- Your task: Copy exactly the lines from the beginning of the data down to and including the line holding "z_max = 302.29", without any pictures.

- Input material:
▼

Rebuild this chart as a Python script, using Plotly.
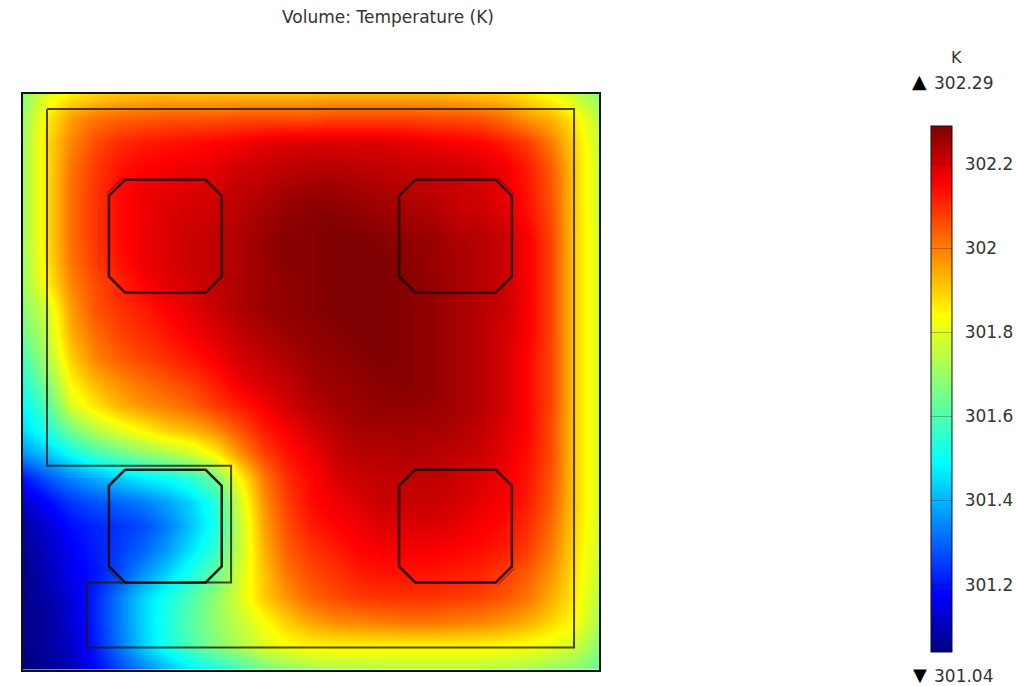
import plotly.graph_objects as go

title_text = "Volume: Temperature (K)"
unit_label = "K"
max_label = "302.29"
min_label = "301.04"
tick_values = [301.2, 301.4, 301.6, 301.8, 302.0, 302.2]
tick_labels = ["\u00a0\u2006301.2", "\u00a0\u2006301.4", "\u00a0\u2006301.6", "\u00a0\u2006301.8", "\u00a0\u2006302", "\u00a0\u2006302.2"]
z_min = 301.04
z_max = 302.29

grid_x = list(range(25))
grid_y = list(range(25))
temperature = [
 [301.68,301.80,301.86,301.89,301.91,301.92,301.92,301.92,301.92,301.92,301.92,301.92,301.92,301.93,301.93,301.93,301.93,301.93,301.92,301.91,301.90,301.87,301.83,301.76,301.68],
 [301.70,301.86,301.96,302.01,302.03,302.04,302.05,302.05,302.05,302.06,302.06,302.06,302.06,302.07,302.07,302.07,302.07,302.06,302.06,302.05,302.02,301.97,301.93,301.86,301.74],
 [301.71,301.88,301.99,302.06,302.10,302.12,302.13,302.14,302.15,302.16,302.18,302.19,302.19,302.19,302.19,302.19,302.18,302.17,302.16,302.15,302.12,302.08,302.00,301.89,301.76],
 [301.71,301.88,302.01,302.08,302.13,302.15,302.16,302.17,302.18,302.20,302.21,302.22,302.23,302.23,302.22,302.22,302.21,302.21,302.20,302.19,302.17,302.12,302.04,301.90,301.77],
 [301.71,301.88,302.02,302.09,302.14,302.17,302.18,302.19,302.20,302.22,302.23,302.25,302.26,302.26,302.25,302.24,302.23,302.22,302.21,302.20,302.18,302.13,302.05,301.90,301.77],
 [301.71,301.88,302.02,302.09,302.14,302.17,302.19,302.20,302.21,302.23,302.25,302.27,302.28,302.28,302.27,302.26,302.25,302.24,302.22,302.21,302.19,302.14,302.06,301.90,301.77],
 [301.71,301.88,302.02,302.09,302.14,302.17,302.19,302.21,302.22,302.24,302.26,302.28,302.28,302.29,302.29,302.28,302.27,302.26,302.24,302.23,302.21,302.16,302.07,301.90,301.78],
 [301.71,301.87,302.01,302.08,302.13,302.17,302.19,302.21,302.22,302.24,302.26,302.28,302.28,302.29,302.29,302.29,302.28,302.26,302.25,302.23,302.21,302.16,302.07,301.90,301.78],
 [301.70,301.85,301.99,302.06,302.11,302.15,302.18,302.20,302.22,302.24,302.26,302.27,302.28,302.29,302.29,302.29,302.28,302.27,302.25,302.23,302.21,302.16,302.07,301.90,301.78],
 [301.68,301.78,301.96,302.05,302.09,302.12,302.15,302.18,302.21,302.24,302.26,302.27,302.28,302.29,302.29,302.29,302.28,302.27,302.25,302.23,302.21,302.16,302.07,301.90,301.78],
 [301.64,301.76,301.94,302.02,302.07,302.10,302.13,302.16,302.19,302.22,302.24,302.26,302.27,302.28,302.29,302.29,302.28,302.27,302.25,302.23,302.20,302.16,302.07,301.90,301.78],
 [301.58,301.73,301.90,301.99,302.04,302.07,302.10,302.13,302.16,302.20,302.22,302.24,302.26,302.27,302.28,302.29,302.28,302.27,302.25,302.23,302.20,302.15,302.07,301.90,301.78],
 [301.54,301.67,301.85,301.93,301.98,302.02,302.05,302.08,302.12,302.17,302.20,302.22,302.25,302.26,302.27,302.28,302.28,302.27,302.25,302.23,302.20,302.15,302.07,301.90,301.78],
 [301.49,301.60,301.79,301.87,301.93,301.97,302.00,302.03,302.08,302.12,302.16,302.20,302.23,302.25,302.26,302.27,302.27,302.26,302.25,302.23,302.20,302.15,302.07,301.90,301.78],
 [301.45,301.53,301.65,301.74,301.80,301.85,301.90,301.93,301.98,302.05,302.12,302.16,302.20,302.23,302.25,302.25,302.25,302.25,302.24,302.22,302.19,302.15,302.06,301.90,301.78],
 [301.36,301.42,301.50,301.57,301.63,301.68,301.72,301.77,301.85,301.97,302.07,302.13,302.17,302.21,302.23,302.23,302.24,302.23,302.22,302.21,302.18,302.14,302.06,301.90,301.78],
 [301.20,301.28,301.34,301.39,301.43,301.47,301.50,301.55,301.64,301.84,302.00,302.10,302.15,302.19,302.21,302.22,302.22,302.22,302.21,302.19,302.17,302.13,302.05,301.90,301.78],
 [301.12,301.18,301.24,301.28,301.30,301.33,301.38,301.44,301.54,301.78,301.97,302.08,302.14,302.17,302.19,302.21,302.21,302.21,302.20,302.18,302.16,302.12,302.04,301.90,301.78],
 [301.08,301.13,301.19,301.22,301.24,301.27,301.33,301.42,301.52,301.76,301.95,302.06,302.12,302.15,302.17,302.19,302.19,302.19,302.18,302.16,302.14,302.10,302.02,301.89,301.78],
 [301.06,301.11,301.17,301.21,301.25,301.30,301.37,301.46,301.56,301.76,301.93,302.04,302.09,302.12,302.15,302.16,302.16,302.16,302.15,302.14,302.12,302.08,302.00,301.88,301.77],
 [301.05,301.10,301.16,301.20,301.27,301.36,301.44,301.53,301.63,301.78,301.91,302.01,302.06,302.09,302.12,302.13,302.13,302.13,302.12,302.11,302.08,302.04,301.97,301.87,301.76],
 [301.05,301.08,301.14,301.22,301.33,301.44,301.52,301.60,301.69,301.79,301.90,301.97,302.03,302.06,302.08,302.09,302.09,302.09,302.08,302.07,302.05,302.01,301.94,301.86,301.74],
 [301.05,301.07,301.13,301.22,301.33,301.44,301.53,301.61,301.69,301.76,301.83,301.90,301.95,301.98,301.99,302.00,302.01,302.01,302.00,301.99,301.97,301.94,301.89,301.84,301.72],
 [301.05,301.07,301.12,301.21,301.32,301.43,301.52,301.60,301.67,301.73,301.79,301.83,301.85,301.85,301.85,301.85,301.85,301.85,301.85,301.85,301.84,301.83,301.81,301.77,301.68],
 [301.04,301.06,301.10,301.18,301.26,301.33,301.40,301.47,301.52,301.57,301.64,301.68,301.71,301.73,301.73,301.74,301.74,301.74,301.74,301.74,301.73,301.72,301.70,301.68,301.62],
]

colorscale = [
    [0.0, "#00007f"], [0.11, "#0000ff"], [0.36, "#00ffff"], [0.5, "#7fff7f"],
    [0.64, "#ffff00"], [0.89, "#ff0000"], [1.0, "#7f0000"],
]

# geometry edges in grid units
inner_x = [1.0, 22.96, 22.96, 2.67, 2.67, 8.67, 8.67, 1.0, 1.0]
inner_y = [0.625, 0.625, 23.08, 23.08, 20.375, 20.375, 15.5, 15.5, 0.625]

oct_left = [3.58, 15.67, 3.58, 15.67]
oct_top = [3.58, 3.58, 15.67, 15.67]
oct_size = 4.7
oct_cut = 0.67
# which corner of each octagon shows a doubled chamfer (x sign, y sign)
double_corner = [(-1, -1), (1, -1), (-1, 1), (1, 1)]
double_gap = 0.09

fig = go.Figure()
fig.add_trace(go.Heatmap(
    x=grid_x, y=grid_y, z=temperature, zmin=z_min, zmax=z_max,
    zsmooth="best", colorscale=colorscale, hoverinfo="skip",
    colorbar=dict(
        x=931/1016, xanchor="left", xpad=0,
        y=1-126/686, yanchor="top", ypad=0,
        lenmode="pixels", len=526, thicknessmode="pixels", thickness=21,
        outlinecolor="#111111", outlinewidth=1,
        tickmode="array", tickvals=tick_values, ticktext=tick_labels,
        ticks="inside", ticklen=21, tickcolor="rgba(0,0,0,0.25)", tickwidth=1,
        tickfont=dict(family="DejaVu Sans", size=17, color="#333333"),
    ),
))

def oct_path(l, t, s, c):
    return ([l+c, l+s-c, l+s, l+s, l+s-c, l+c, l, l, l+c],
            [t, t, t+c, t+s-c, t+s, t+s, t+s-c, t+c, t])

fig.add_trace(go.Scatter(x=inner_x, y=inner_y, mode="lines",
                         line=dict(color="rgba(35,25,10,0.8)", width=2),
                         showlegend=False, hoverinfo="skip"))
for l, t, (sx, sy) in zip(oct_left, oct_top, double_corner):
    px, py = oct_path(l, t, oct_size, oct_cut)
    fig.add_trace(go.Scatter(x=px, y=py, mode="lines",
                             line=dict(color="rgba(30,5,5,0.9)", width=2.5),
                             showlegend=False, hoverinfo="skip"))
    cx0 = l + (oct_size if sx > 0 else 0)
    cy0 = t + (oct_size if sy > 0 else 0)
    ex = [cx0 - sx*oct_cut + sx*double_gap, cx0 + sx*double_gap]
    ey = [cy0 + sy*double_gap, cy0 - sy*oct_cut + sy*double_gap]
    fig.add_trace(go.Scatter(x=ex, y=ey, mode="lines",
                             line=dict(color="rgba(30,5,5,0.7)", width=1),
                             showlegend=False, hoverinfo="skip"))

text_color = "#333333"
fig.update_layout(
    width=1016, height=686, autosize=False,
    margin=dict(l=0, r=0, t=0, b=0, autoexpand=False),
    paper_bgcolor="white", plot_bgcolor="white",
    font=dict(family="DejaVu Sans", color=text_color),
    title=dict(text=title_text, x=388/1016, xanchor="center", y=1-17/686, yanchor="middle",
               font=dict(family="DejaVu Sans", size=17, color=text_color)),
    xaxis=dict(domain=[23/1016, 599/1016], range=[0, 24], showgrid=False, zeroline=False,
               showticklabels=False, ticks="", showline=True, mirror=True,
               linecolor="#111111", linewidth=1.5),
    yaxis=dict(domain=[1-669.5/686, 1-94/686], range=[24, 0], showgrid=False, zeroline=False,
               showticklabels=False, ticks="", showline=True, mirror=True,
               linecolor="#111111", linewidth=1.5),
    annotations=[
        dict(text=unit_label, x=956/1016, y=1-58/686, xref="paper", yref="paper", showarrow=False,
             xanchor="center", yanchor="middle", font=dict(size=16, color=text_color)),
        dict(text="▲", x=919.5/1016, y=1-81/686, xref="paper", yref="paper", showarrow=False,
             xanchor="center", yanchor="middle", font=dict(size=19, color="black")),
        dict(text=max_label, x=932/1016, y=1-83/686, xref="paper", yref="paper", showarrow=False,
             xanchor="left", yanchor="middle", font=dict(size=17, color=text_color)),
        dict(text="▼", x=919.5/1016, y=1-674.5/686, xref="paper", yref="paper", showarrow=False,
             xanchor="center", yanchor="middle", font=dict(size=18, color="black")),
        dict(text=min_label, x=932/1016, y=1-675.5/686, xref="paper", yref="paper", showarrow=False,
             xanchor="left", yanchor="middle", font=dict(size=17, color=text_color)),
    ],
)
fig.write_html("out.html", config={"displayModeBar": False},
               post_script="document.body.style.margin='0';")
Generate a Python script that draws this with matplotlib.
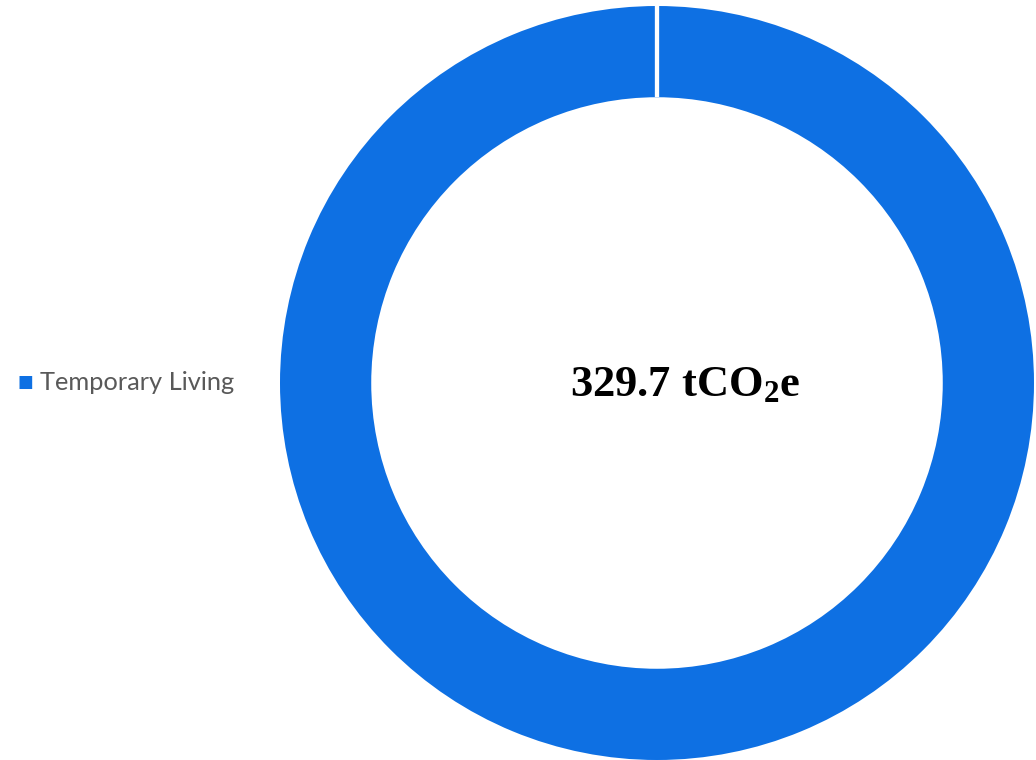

▲

- Reply:
Rebuild this chart as a Python script, using Plotly.
import plotly.graph_objects as go

title_text = "Volume: Temperature (K)"
unit_label = "K"
max_label = "302.29"
min_label = "301.04"
tick_values = [301.2, 301.4, 301.6, 301.8, 302.0, 302.2]
tick_labels = ["\u00a0\u2006301.2", "\u00a0\u2006301.4", "\u00a0\u2006301.6", "\u00a0\u2006301.8", "\u00a0\u2006302", "\u00a0\u2006302.2"]
z_min = 301.04
z_max = 302.29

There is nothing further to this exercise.